The start of the school year held great promise as our Natural Pod tables, benches, play stands large and small, and curved shelving assembled and combined with a large IKEA donation, new carpets, and well-loved classroom standbys to create our tinker lab. It was beautiful, but more importantly it inspired and amplified artistic expression. The children engaged comfortably and passionately with the space and projects emerged such as the Kings’ and Queens’ table: my favourite Natural Pod purchase. The two large interlocking tables and benches were my “must haves” and are, therefore, the guests of honour in this reflection.

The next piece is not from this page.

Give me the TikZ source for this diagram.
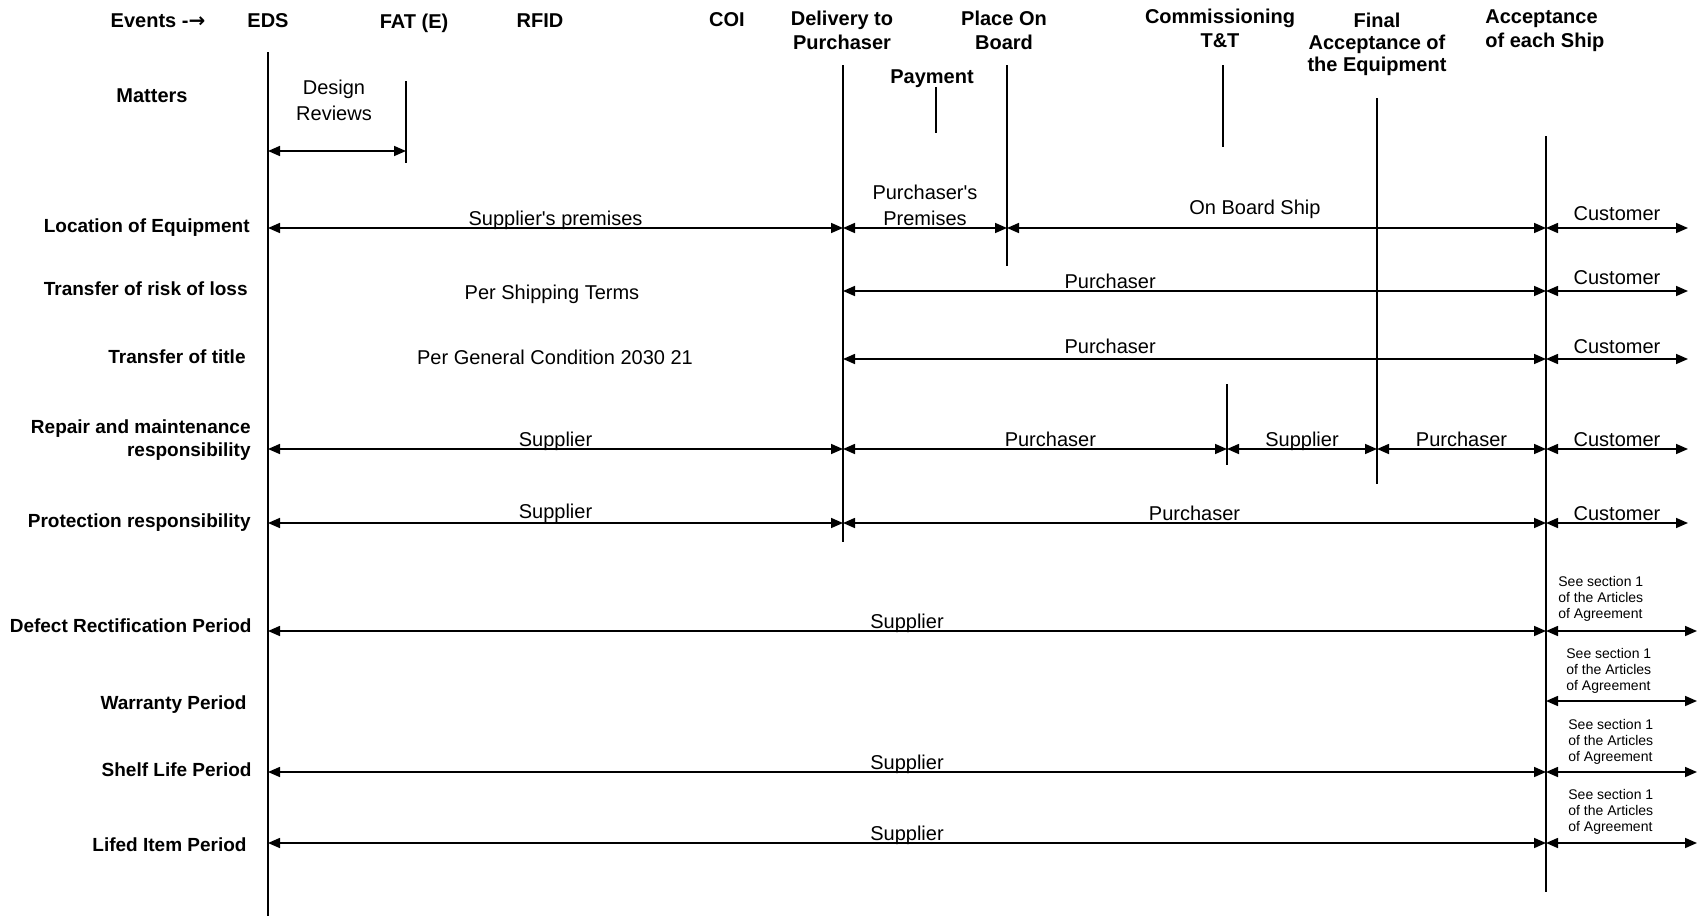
\documentclass[tikz,border=0pt]{standalone}
\usepackage{fontspec}
\setmainfont{Liberation Sans}[Ligatures=TeXOff]
\newfontfamily\arrowfont{DejaVu Sans}
\usetikzlibrary{positioning, arrows.meta}

\begin{document}
\begin{tikzpicture}[x=0.5pt, y=-0.5pt,
    font=\fontsize{10}{12}\selectfont,
    hdr/.style = {font=\fontsize{10}{12}\selectfont\bfseries, align=center, inner sep=0pt},
    rowlbl/.style = {font=\fontsize{9.5}{11.5}\selectfont\bfseries, align=right, anchor=east, inner sep=0pt},
    lbl/.style = {above, inner sep=1pt, text depth=0pt, align=center},
    note/.style = {font=\fontsize{7}{8}\selectfont, align=left, anchor=west, inner sep=0pt},
    span/.style = {{Triangle[length=6pt,width=5pt]}-{Triangle[length=6pt,width=5pt]}, line width=0.8pt},
    tick/.style = {line width=0.8pt}]
  \useasboundingbox (0,0) rectangle (1705,916);

  % events
  \node[hdr] (events) at (158,21) {Events -{\arrowfont\bfseries →}};
  \node[hdr] (eds) at (268,21) {EDS};
  \node[hdr] (fat) at (414,23) {FAT (E)};
  \node[hdr] (rfid) at (540,21) {RFID};
  \node[hdr] (coi) at (727,20) {COI};
  \node[hdr] (deliv) at (842,30) {Delivery to\\Purchaser};
  \node[hdr] (pob) at (1004,30) {Place On\\Board};
  \node[hdr] (comm) at (1220,28) {Commissioning\\T\&T};
  \node[hdr, font=\fontsize{10}{11}\selectfont\bfseries] (final) at (1377,44) {Final\\Acceptance of\\the Equipment};
  \node[hdr, align=left, anchor=west] (accept) at (1485,31) {Acceptance\\of each Ship};
  \node[hdr] (pay) at (932,79) {Payment};
  \node[hdr] (matters) at (152,96) {Matters};
  \node[align=center, inner sep=0pt, font=\fontsize{10}{13}\selectfont] (design) at (334,100) {Design\\Reviews};

  % event lines
  \coordinate (edsT) at (268,52);   \coordinate (edsB) at (268,916);
  \coordinate (fatT) at (406,81);   \coordinate (fatB) at (406,163);
  \coordinate (delT) at (843,65);   \coordinate (delB) at (843,542);
  \coordinate (payT) at (936,87);   \coordinate (payB) at (936,133);
  \coordinate (pobT) at (1007,65);  \coordinate (pobB) at (1007,266);
  \coordinate (comT) at (1223,65);  \coordinate (comB) at (1223,147);
  \coordinate (ttT) at (1227,384);  \coordinate (ttB) at (1227,465);
  \coordinate (finT) at (1377,98);  \coordinate (finB) at (1377,484);
  \coordinate (accT) at (1546,136); \coordinate (accB) at (1546,892);
  \coordinate (endC) at (1688,0);   \coordinate (endN) at (1697,0);
  \draw[tick] (edsT) -- (edsB);
  \draw[tick] (fatT) -- (fatB);
  \draw[tick] (delT) -- (delB);
  \draw[tick] (payT) -- (payB);
  \draw[tick] (pobT) -- (pobB);
  \draw[tick] (comT) -- (comB);
  \draw[tick] (ttT) -- (ttB);
  \draw[tick] (finT) -- (finB);
  \draw[tick] (accT) -- (accB);

  % rows
  \coordinate (rDes) at (0,151);
  \coordinate (rLoc) at (0,228);
  \coordinate (rRisk) at (0,291);
  \coordinate (rTitle) at (0,359);
  \coordinate (rRep) at (0,449);
  \coordinate (rProt) at (0,523);
  \coordinate (rDef) at (0,631);
  \coordinate (rWar) at (0,701);
  \coordinate (rShelf) at (0,772);
  \coordinate (rLife) at (0,843);

  \node[rowlbl] (locl) at (250,228) {Location of Equipment};
  \node[rowlbl] (riskl) at (248,289) {Transfer of risk of loss};
  \node[rowlbl] (titlel) at (246,357) {Transfer of title};
  \node[rowlbl] (repl) at (251,440) {Repair and maintenance\\responsibility};
  \node[rowlbl] (protl) at (251,523) {Protection responsibility};
  \node[rowlbl] (defl) at (252,626) {Defect Rectification Period};
  \node[rowlbl] (warl) at (247,705) {Warranty Period};
  \node[rowlbl] (shelfl) at (252,770) {Shelf Life Period};
  \node[rowlbl] (lifel) at (247,845) {Lifed Item Period};

  \draw[span] (edsT |- rDes) -- (fatT |- rDes);

  \draw[span] (edsT |- rLoc) -- node[lbl] {Supplier's premises} (delT |- rLoc);
  \draw[span] (delT |- rLoc) -- node[lbl, font=\fontsize{10}{13}\selectfont] {Purchaser's\\Premises} (pobT |- rLoc);
  \draw[span] (pobT |- rLoc) -- node[lbl, pos=0.46, yshift=5.5pt] {On Board Ship} (accT |- rLoc);
  \draw[span] (accT |- rLoc) -- node[lbl, yshift=2.5pt] {Customer} (endC |- rLoc);

  \node (riskterms) at (552,294) {Per Shipping Terms};
  \draw[span] (delT |- rRisk) -- node[lbl, pos=0.38] {Purchaser} (accT |- rRisk);
  \draw[span] (accT |- rRisk) -- node[lbl, yshift=2pt] {Customer} (endC |- rRisk);

  \node (titleterms) at (555,357) {Per General Condition 2030 21};
  \draw[span] (delT |- rTitle) -- node[lbl, pos=0.38, yshift=1.5pt] {Purchaser} (accT |- rTitle);
  \draw[span] (accT |- rTitle) -- node[lbl, yshift=1.5pt] {Customer} (endC |- rTitle);

  \draw[span] (edsT |- rRep) -- node[lbl] {Supplier} (delT |- rRep);
  \draw[span] (delT |- rRep) -- node[lbl, pos=0.54] {Purchaser} (ttT |- rRep);
  \draw[span] (ttT |- rRep) -- node[lbl] {Supplier} (finT |- rRep);
  \draw[span] (finT |- rRep) -- node[lbl] {Purchaser} (accT |- rRep);
  \draw[span] (accT |- rRep) -- node[lbl] {Customer} (endC |- rRep);

  \draw[span] (edsT |- rProt) -- node[lbl, yshift=1pt] {Supplier} (delT |- rProt);
  \draw[span] (delT |- rProt) -- node[lbl] {Purchaser} (accT |- rProt);
  \draw[span] (accT |- rProt) -- node[lbl] {Customer} (endC |- rProt);

  \draw[span] (edsT |- rDef) -- node[lbl] {Supplier} (accT |- rDef);
  \draw[span] (accT |- rDef) -- (endN |- rDef);
  \node[note] (defn) at (1558,599) {See section 1\\of the Articles\\of Agreement};

  \draw[span] (accT |- rWar) -- (endN |- rWar);
  \node[note] (warn) at (1566,671) {See section 1\\of the Articles\\of Agreement};

  \draw[span] (edsT |- rShelf) -- node[lbl] {Supplier} (accT |- rShelf);
  \draw[span] (accT |- rShelf) -- (endN |- rShelf);
  \node[note] (shelfn) at (1568,742) {See section 1\\of the Articles\\of Agreement};

  \draw[span] (edsT |- rLife) -- node[lbl] {Supplier} (accT |- rLife);
  \draw[span] (accT |- rLife) -- (endN |- rLife);
  \node[note] (lifen) at (1568,812) {See section 1\\of the Articles\\of Agreement};
\end{tikzpicture}
\end{document}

“If we believed that knowing requires a personal relationship between the knower and the known…our students would be invited to learn by interacting with the world, not be viewing it from afar. The classroom would be regarded as an integral, interactive part of reality, not a place apart. The distinction between “out there” and “in here” would disappear; students would discover that we are in the world and the world is in us; that truth is not a statement about reality but a living relationship
between ourselves and the world.” -Parker Palmer

I was determined to construct a space where we could all comfortably sit around in a circle formation reflective of a large family gathering around a harvest table. I felt this was crucial in establishing a strong sense of community- a place to create, reflect, and share in the building of ideas. To my delight, the children recognized this intention through the observation that “this is like a Kings’ and Queens’ table… we are the Kings and Queens of Kindergarten!” What does a King and Queens table look like, sound like and feel like? Soon fresh flowers were donated and arranged, collaged candle holders were illuminated, and crowns were decorated and adorned. More importantly, discussions of how we wanted to be in the space were articulated. What does it mean to be a leader? How might we know when to follow? What materials might support our thinking?